Sara Sadhwani, politics professor at Pomona College, suggested that the position is a good fit for Garcetti at this moment.

”This is a great job and a great place to go to repair and rebuild his brand, his reputation and also his stature, regardless of the direction that he might want to go in the future,” Sadhwani said.

A loss in the Senate would have been a significant blow to Garcetti personally and to any future aspirations he may still hold to return to elective office, said Fernando Guerra, director of the Center for the Study of Los Angeles at Loyola Marymount University.

Guerra said that Garcetti can “take a kind of sabbatical from electoral politics but he can still remain in the game for the longer run with this kind of high-profile appointment.”

Guerra said that he did not believe that the Senate’s protracted delay in approving Garcetti would have any long-term political consequences.

“No one will remember that it took so long; just that he was approved,” Guerra said.

Greg Smith, an attorney for Matt Garza, the LAPD officer suing the city over Jacobs’ alleged behavior, declined to comment Wednesday on Garcetti’s confirmation.

Jacobs, in his deposition, conceded he may have hugged Garza and made sexual jokes in front of the mayor’s security detail team. At least two men who worked in Garcetti’s office also gave deposition testimony in which they said they were subjected to unwanted touching from Jacobs.

Other Garcetti staffers have described being frozen out by colleagues after giving deposition testimony. Some told The Times that former co-workers blocked them on social media.

“People who I considered good friends, people with whom I had discussed Jacobs’ behavior, never spoke with me again the moment my deposition came out,” Suzi Emmerling, a former Garceti staffer, said in an interview this week.

Emmerling, in her deposition, also said that Garcetti’s wife, Amy Wakeland, threatened to refuse money from Emmerling’s then-employer, the Eli and Edythe Broad Foundation, for city-backed philanthropy work because Wakeland thought Emmerling was talking to people about the allegations.

“That story is 100% made up. I was never part of any such conversation,” Wakeland told the Times on Wednesday.

Naomi Seligman, Garcetti’s former communications director, also alleged that she encountered a “Mafia”-like culture that rewarded silence in Garcetti’s office. She said she was told by other staff that the mayor protected Jacobs.

She called Wednesday’s confirmation vote “heartbreaking” for victims and whistleblowers.

Seligman, who works at the nonprofit legal group Whistleblower Aid, had led the charge to quash the nomination, meeting with Senate offices and alleging that Garcetti and others were covering up the truth of what happened.

But others in the mayor’s office questioned her credibility, saying they did not witness a key incident in which she said Jacobs had forcibly kissed her on the mouth in full view of her staff.

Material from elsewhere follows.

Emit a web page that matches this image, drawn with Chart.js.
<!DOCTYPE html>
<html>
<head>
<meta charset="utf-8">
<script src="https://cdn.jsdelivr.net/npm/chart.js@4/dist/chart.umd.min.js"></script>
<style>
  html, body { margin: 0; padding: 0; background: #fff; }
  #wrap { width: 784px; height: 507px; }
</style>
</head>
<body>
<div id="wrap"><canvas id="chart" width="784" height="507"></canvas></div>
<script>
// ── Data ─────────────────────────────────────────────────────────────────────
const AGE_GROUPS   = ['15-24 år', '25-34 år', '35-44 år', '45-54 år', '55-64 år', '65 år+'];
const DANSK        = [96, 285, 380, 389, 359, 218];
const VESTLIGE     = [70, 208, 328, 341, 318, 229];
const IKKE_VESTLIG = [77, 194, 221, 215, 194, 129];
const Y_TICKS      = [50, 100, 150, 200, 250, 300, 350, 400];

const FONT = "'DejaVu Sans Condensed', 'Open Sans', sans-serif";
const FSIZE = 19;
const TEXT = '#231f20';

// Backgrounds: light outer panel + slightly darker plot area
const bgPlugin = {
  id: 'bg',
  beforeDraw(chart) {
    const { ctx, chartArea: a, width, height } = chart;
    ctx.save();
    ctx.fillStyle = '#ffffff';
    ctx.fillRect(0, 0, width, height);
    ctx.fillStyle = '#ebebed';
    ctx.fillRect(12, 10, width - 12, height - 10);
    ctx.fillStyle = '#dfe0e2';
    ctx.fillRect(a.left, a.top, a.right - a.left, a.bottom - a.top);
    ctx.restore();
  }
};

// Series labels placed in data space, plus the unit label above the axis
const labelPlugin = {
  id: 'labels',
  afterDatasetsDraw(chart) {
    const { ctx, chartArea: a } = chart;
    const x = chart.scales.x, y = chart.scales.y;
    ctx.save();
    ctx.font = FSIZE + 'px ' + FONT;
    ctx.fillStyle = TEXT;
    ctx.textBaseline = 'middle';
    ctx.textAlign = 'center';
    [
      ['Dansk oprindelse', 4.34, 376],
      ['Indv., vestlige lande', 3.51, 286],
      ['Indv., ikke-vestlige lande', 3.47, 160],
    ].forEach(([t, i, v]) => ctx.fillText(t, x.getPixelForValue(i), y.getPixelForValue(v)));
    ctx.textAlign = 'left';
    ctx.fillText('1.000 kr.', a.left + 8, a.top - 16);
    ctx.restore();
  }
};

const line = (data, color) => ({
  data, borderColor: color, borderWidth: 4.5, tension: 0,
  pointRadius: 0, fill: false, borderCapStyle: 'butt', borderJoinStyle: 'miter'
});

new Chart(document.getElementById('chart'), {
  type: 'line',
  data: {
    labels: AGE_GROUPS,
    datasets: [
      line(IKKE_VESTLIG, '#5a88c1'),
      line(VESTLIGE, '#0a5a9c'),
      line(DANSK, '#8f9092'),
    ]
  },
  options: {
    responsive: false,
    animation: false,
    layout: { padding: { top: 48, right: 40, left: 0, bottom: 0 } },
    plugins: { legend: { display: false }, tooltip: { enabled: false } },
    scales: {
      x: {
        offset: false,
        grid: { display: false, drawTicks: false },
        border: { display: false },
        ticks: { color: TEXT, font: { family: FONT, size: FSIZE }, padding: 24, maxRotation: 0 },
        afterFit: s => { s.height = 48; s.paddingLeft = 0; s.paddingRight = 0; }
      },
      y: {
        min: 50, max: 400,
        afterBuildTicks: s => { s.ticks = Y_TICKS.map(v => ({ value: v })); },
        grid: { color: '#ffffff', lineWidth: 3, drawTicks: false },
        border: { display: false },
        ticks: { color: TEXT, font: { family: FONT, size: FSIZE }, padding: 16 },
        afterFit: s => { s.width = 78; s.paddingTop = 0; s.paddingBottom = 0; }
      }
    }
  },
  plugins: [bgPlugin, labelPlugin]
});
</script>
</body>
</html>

A jury verdict in the Garza case — if the case isn’t settled beforehand — won’t put to rest all the allegations, said Levinson.

“There were so many more fingers that were pointed and accusations that were made,” Levinson said.

Sadhwani said many voters will mostly remember that Garcetti was mayor of L.A. and then ambassador and focus less on the sexual harassment furor that beset his office.

But she said the controversy would continue to crop up in news articles in any future run for office and she predicted that opponents would resurface a photograph in which Garcetti stood next to Jacobs and gave the thumbs up as his aide held his hand over another man’s crotch.

“It’s very damning for the future, because images are easily used in campaign material,” she said. (Garcetti said he did not see Jacobs’ gesture at the time.)

Sadhwani, who is Indian American, said the failure to fill the ambassador’s post has been a sore point in India, which last year celebrated 75 years of independence from Great Britain. She said it was important that someone bring “their full passion” to the job.

Asked if she thought Garcetti would be that person, Sadhwani said: “I think he has a passion for justice, a real concern for equity. Those are important qualities to bring as an ambassador to any country, right?”